His older brothers Cody and Cecil Isbell played football for Purdue and Baylor University/Green Bay Packers respectively his younger brother William Adger "Dub" Isbell Jr. played football at Rice.

==Professional playing career==
The National Football League's Washington Redskins picked Isbell in the first round of the 1952 NFL draft (He had the same draft position, #7, as his brother Cecil, making them perhaps the only pair of brothers to be drafted at the exact position), but he opted to sign with Major League Baseball's Boston Red Sox. The club sent him straight to AAA and he hit .266/.360/.337 for the Louisville Colonels in 1952, very similar numbers to the other Louisville catcher, former Major Leaguer Al Evans. Back with the Colonels in 1953, Isbell was even better at .317/.386/.397 in 47 games while fielding .995; he outhit Pete Daley, the starter at catcher. In fact, he had the best average of any Louisville batter with 25 or more games player, ahead of Charlie Maxwell, Harry Agganis, and Ken Aspromonte, among others. He also played three games for the Fort Worth Panthers, hitting .200.

Isbell's baseball career ended despite those two productive seasons.
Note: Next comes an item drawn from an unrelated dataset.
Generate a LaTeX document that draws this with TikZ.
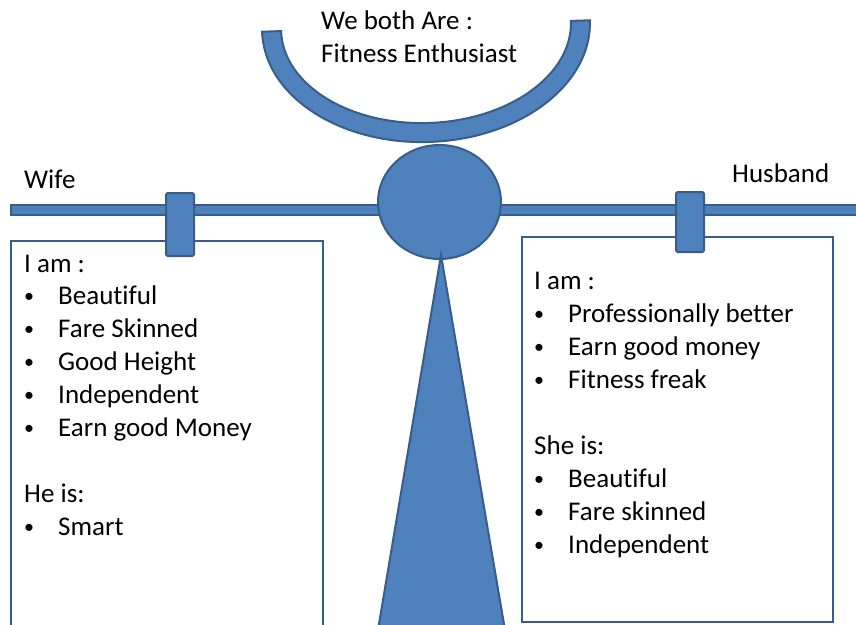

He then signed with the Saskatchewan Roughriders of the Canadian Football League (CFL) and played for five years as an All-Star defensive back as well as a punter, quarterback and wide receiver.

==Later life and honors==
In 1977, Baylor began handing out the Larry Isbell MVP to its top baseball player. Isbell is a member of both the Baylor Hall of Fame and Texas Sports Hall of Fame. Isbell was living in Waco, Texas and working as a car salesman in Clifton, Texas when he died of a heart attack in 1978. In 2006, Baylor University hung banners around Floyd Casey Stadium honoring their best football players, including Larry Isbell.